Andrew's surrender to temptation (have we mentioned the pecs? They're on frequent display, right above the six-pack!) is barely checked by the concern of his best friend, Bernadette. Cannon has imbued this pushy gamine with a salty tongue and a wounded heart; she's jealous of Andrew's romance because she has none of her own, but she also senses real menace in any congress with the Devil. Her misgivings have some merit, but Andrew is blind to the danger.
And that's where the Dostoevsky returns. Andrew paraphrases The Brothers Karamazov, noting that "nobody wants to think of themselves as evil." And yet Andrew abandons his friends, his quasi-boyfriend (the always excellent Rusty Gunther) and his own life in pursuit of what? Hot sex and the hint of danger. The devil is in the details, friend; is this bad behavior any less evil just because the sins are small?

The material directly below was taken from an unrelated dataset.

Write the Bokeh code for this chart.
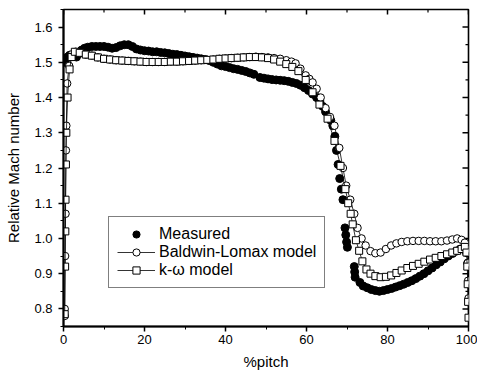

It is this argument that frames the story, but it never overwhelms the play. Aguirre-Sacasca's script is shot through with plenty of humor, and the cast does a remarkable job of imparting the threat of eternal damnation without becoming preachy. Say You Love Satan is a gay romantic comedy with heart, but it's also concerned with your soul. And if you can ogle a mass of beefcake while improving your spiritual well-being, so much the better.